Racing through their Twin Creeks neighborhood Tuesday looking like a red, white and blue-themed pep rally, about 20 Central Point kids were armed with neighborhood maps, patriotic flags, hats and big, endearing eyes.
Their mission was to use their charming little faces to rally support to ensure survival of the beloved “Matt’s Twin Creeks Fireworks Show,” which many of the local kids and teens have grown up attending.
With costs of the show increasing, the effort requires some fundraising to cover insurance and permits required for the show to go on.
Rebranded this year as “Big Daddy Boom,” the show has been put on by the Vranes family of Central Point since 2005. The effort began as innocently as the door-knocking and flyer campaign going down Tuesday.
An admitted Fourth of July buff from way back — even putting on shows as a kid — Matt Vranes wanted to see his family and close friends enjoy fireworks on Independence Day each year.
“I guess I got started when I was a kid and I just got to thinking, like, ‘How can I make these fireworks look cooler and go for longer?’ I took ladders and built these little structures and I just had fuses everywhere,” Vranes remembered.
“I’d light one fuse and see what it did. ... Over the years it’s gotten bigger and more exciting.”
The show kicked off with a sheet of plywood and a small supply of choreographed rockets. By last year it had expanded to 18 pieces of wood and a wholesale-sized heap of fireworks, which garnered attention from local entities.
Suddenly the casual neighborhood show required state fire marshal permits and event insurance due to increasing attendance, which cost more than the actual fireworks portion of the show.
Vranes and his wife, artist Jennifer Vranes, estimate the show costs around $15,000, with the lion’s share of funds going to insurance and permitting on the school-district-owned property on a field inside the Twin Creeks neighborhood.
The couple considered canceling the show a few years back to avoid the growing expense, but neighbors rallied and decided they would help with fundraising.
“The show must go on, I guess,” Vranes quipped Tuesday as he opened his front door for the kids to trickle down the front steps. Headed out to work their portion of the neighborhood, 10-year-old Lila Higginson and 12-year-old Gibson Hull were paired up and sporting the required patriotic attire. Both said they couldn’t imagine an Independence Day without the Vranes-family pyrotechnics show.
“We’re going to the pocket park area to drop off flyers. Everyone has an area,” explained Lila. “We’re helping raise money. It’s something I always look forward to doing with my family.”
Gibson said the event was a tradition worth saving.
“It’s a chance for a lot of people in our community to meet up and have a good time together,” said the boy.
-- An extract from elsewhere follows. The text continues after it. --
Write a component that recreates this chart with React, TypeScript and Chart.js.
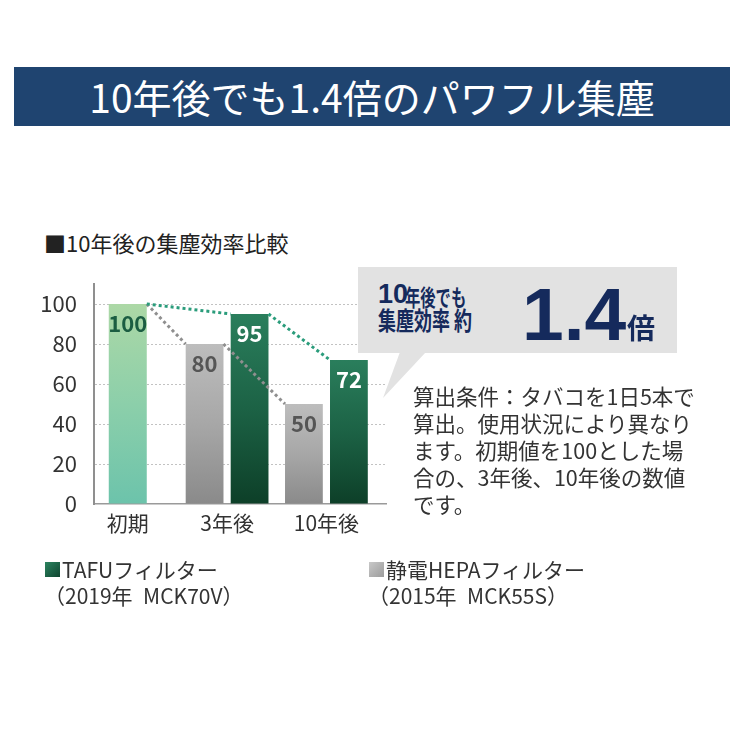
import React, { useEffect, useRef } from 'react';
import { Chart, registerables } from 'chart.js';

Chart.register(...registerables);

// ---- data ----
const CATEGORIES = ['初期', '3年後', '10年後'];
const CATEGORY_INDEX = [0, 1, 2];
const TAFU_VALUES: (number | null)[] = [100, 95, 72];
const HEPA_VALUES: (number | null)[] = [null, 80, 50];
const Y_TICKS = [0, 20, 40, 60, 80, 100];
const SERIES_NAMES = ['TAFUフィルター', '静電HEPAフィルター'];
const SERIES_MODELS = ['（2019年\u2002MCK70V）', '（2015年\u2002MCK55S）'];
const TITLE = '10年後でも1.4倍のパワフル集塵';
const SUBTITLE = '■10年後の集塵効率比較';
const CALLOUT_LINE1 = ['10', '年後でも'];
const CALLOUT_LINE2 = '集塵効率 約';
const CALLOUT_RATIO = '1.4';
const CALLOUT_UNIT = '倍';
const NOTE_LINES = [
  '算出条件：タバコを1日5本で',
  '算出。使用状況により異なり',
  'ます。初期値を100とした場',
  '合の、3年後、10年後の数値',
  'です。',
];

const JP = '"Noto Sans CJK JP", "Noto Sans", sans-serif';

type Palette = [string, string, string];
const PAL_INITIAL: Palette = ['#acd8a6', '#8ccfaa', '#6cc3ab'];
const PAL_TAFU: Palette = ['#2a7e5c', '#1c6245', '#0d3f28'];
const PAL_HEPA: Palette = ['#bdbdbd', '#a7a7a7', '#8a8a8a'];

function gradientFor(pal: Palette, pick?: (i: number) => Palette) {
  return (c: any) => {
    const chart = c.chart;
    const y = chart.scales && chart.scales.y;
    const p = pick && typeof c.dataIndex === 'number' ? pick(c.dataIndex) : pal;
    if (!y || !c.raw || c.raw.y == null) return p[1];
    const top = y.getPixelForValue(c.raw.y);
    const bot = y.getPixelForValue(0);
    if (!isFinite(top) || !isFinite(bot) || bot - top < 1) return p[1];
    const g = chart.ctx.createLinearGradient(0, top, 0, bot);
    g.addColorStop(0, p[0]);
    g.addColorStop(0.5, p[1]);
    g.addColorStop(1, p[2]);
    return g;
  };
}

const LINE_COLORS = ['#8f8f8f', '#2a9c7b'];
const LABEL_COLORS = (dsIndex: number, i: number) =>
  dsIndex === 0 ? '#555555' : i === 0 ? '#1b5d42' : '#ffffff';

const overlayPlugin = {
  id: 'overlay',
  afterDatasetsDraw(chart: any) {
    const ctx = chart.ctx as CanvasRenderingContext2D;
    const metas = chart.getSortedVisibleDatasetMetas();
    const values = metas.map((m: any) => (chart.data.datasets[m.index].data as any[]).map((d) => d.y));
    const barAt = (i: number) => {
      for (let k = metas.length - 1; k >= 0; k--) {
        if (values[k][i] != null) return metas[k].data[i];
      }
      return null;
    };
    // dotted connectors
    metas.forEach((meta: any, k: number) => {
      const pts: any[] = [];
      CATEGORY_INDEX.forEach((_, i) => {
        const el = values[k][i] != null ? meta.data[i] : barAt(i);
        if (el) pts.push(el.getProps(['x', 'y', 'width'], true));
      });
      ctx.save();
      ctx.strokeStyle = LINE_COLORS[meta.index];
      ctx.lineWidth = 3;
      ctx.setLineDash([3, 3]);
      for (let j = 0; j < pts.length - 1; j++) {
        const a = pts[j];
        const b = pts[j + 1];
        ctx.beginPath();
        ctx.moveTo(a.x + a.width / 2, a.y);
        ctx.lineTo(b.x - b.width / 2, b.y);
        ctx.stroke();
      }
      ctx.restore();
    });
    // value labels
    metas.forEach((meta: any, k: number) => {
      meta.data.forEach((el: any, i: number) => {
        const v = values[k][i];
        if (v == null) return;
        const p = el.getProps(['x', 'y'], true);
        ctx.save();
        ctx.font = `bold 22px ${JP}`;
        ctx.fillStyle = LABEL_COLORS(meta.index, i);
        ctx.textAlign = 'center';
        ctx.textBaseline = 'middle';
        ctx.fillText(String(v), p.x, p.y + 20);
        ctx.restore();
      });
    });
  },
};

export default function App() {
  const canvasRef = useRef<HTMLCanvasElement>(null);

  useEffect(() => {
    document.body.style.margin = '0';
    const canvas = canvasRef.current;
    if (!canvas) return;
    const chart = new Chart(canvas, {
      type: 'bar',
      data: {
        datasets: [
          {
            label: SERIES_NAMES[1],
            data: CATEGORY_INDEX.map((x, i) => ({ x, y: HEPA_VALUES[i] })) as any,
            backgroundColor: gradientFor(PAL_HEPA) as any,
            borderWidth: 0,
          },
          {
            label: SERIES_NAMES[0],
            data: CATEGORY_INDEX.map((x, i) => ({ x, y: TAFU_VALUES[i] })) as any,
            backgroundColor: gradientFor(PAL_TAFU, (i) => (i === 0 ? PAL_INITIAL : PAL_TAFU)) as any,
            borderWidth: 0,
          },
        ],
      },
      options: {
        responsive: false,
        animation: false,
        events: [],
        datasets: {
          bar: {
            categoryPercentage: 0.906,
            barPercentage: 0.84,
            maxBarThickness: 38,
            skipNull: true,
          } as any,
        },
        layout: { padding: { left: 20, top: 284, right: 364, bottom: 206 } },
        plugins: {
          legend: { display: false },
          tooltip: { enabled: false },
          title: { display: false },
        },
        scales: {
          x: {
            type: 'linear',
            offset: false,
            min: -0.34,
            max: 2.6,
            afterBuildTicks: (axis: any) => {
              axis.ticks = CATEGORY_INDEX.map((v) => ({ value: v }));
            },
            afterFit: (axis: any) => {
              axis.height = 40;
            },
            grid: { display: false, drawTicks: false, offset: false },
            border: { display: true, color: '#9a9a9a', width: 1.5 },
            ticks: {
              autoSkip: false,
              maxRotation: 0,
              padding: 6,
              color: '#333333',
              font: { family: JP, size: 21 },
              callback: (v: any) => CATEGORIES[v] ?? '',
            },
          } as any,
          y: {
            min: 0,
            max: 110,
            afterBuildTicks: (axis: any) => {
              axis.ticks = Y_TICKS.map((v) => ({ value: v }));
            },
            afterFit: (axis: any) => {
              axis.width = 74;
            },
            grid: {
              drawTicks: false,
              lineWidth: 1,
              color: (c: any) => (c.tick && c.tick.value === 0 ? 'rgba(0,0,0,0)' : '#c2c2c2'),
            },
            border: { display: true, color: '#8f8f8f', width: 2, dash: [2, 2] },
            ticks: {
              padding: 17,
              color: '#333333',
              font: { family: JP, size: 22 },
            },
          } as any,
        },
      },
      plugins: [overlayPlugin],
    });
    return () => chart.destroy();
  }, []);

  const abs = (s: React.CSSProperties): React.CSSProperties => ({ position: 'absolute', whiteSpace: 'nowrap', lineHeight: 1, ...s });
  const navy = '#152a5c';

  return (
    <div style={{ position: 'relative', width: 750, height: 750, background: '#ffffff', fontFamily: JP, overflow: 'hidden' }}>
      <div
        style={{
          position: 'absolute', left: 14, top: 67, width: 716, height: 59, background: '#1f4470',
          color: '#ffffff', fontSize: 39, display: 'flex', alignItems: 'center', justifyContent: 'center', lineHeight: 1,
        }}
      >
        {TITLE}
      </div>
      <div style={abs({ left: 44, top: 231, fontSize: 22, color: '#222' })}>{SUBTITLE}</div>

      <canvas ref={canvasRef} width={750} height={750} style={{ position: 'absolute', left: 0, top: 0, width: 750, height: 750 }} />

      <svg width={750} height={750} style={{ position: 'absolute', left: 0, top: 0, pointerEvents: 'none' }}>
        <rect x={358} y={267} width={319} height={86} fill="#e2e2e2" />
        <polygon points="400,352 426,352 383,398" fill="#e2e2e2" />
      </svg>

      <div style={abs({ left: 378, top: 281, fontSize: 27, fontWeight: 700, color: navy, fontFamily: '"Liberation Sans", Arial, sans-serif' })}>
        {CALLOUT_LINE1[0]}
      </div>
      <div style={abs({ left: 405, top: 285, fontSize: 22.5, fontWeight: 700, color: navy, transform: 'scaleX(0.68)', transformOrigin: 'left top' })}>
        {CALLOUT_LINE1[1]}
      </div>
      <div style={abs({ left: 378, top: 307, fontSize: 25, fontWeight: 700, color: navy, transform: 'scaleX(0.72)', transformOrigin: 'left top' })}>
        {CALLOUT_LINE2}
      </div>
      <div style={abs({ left: 522, top: 277, fontSize: 75, fontWeight: 700, color: navy, fontFamily: '"Liberation Sans", Arial, sans-serif' })}>
        {CALLOUT_RATIO}
      </div>
      <div style={abs({ left: 627, top: 313, fontSize: 28, fontWeight: 700, color: navy })}>{CALLOUT_UNIT}</div>

      <div style={{ position: 'absolute', left: 413, top: 382, fontSize: 21.5, lineHeight: '27px', color: '#333', whiteSpace: 'nowrap' }}>
        {NOTE_LINES.map((l, i) => (
          <div key={i}>{l}</div>
        ))}
      </div>

      <div style={abs({ left: 45, top: 562, width: 15, height: 15, background: 'linear-gradient(135deg, #2c8460, #0f4530)' })} />
      <div style={abs({ left: 62, top: 559, fontSize: 21, color: '#333' })}>{SERIES_NAMES[0]}</div>
      <div style={abs({ left: 44, top: 585, fontSize: 21, color: '#333' })}>{SERIES_MODELS[0]}</div>

      <div style={abs({ left: 369, top: 562, width: 15, height: 15, background: 'linear-gradient(135deg, #c8c8c8, #9c9c9c)' })} />
      <div style={abs({ left: 386, top: 559, fontSize: 21, color: '#333' })}>{SERIES_NAMES[1]}</div>
      <div style={abs({ left: 368, top: 585, fontSize: 21, color: '#333' })}>{SERIES_MODELS[1]}</div>
    </div>
  );
}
While the show has grown, Jennifer Vranes said the family’s effort is not really any different than other residents buying legal fireworks and setting them off in a relaxed neighborhood setting.
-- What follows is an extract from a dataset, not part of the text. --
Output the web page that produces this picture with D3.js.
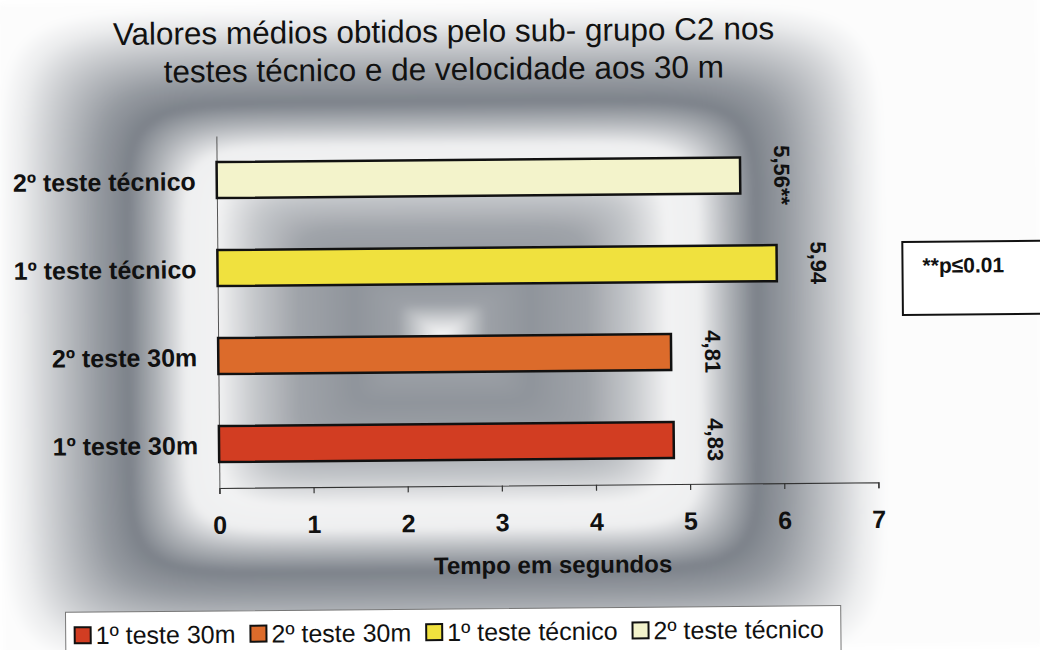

“We’re doing the same thing as everyone else. We invite our friends, and we can’t help if they invite everyone they know,” she said with a chuckle.
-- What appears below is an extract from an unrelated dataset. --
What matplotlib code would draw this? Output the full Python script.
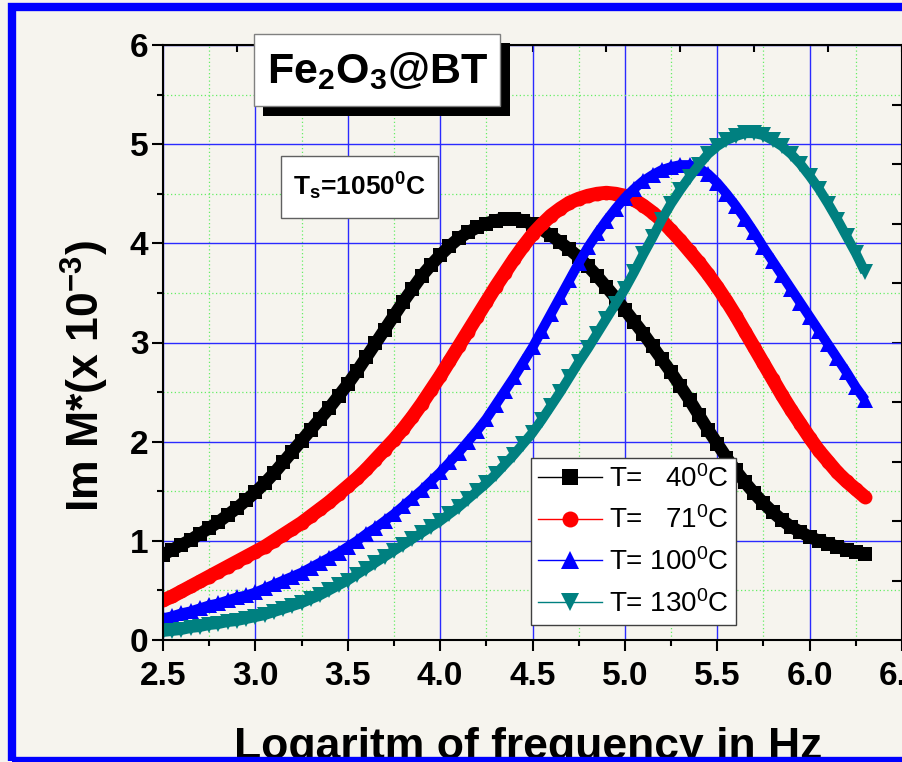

The couple say the show is their version of Christmas in July, and it’s a fun time to see their neighbors, who enjoy the show in the soccer fields along Haskell.
The couple say it’s better to lie on a grassy lawn and watch fireworks directly overhead compared to the large-scale shows viewed from a distance.
Matt Vranes said he was grateful for the community’s appreciation of the show and grassroots efforts to keep things going.
“Honestly, if we didn’t have the whole village helping us, there’s no way I could do it all. When we first organized the flyers eight or nine years ago, we were just flying by the seat of our pants,” he said.
“We’re kind of afraid to do an official head count. We don’t want there to be even more rules. We’re just a family doing a fireworks show, and people show up and enjoy it.”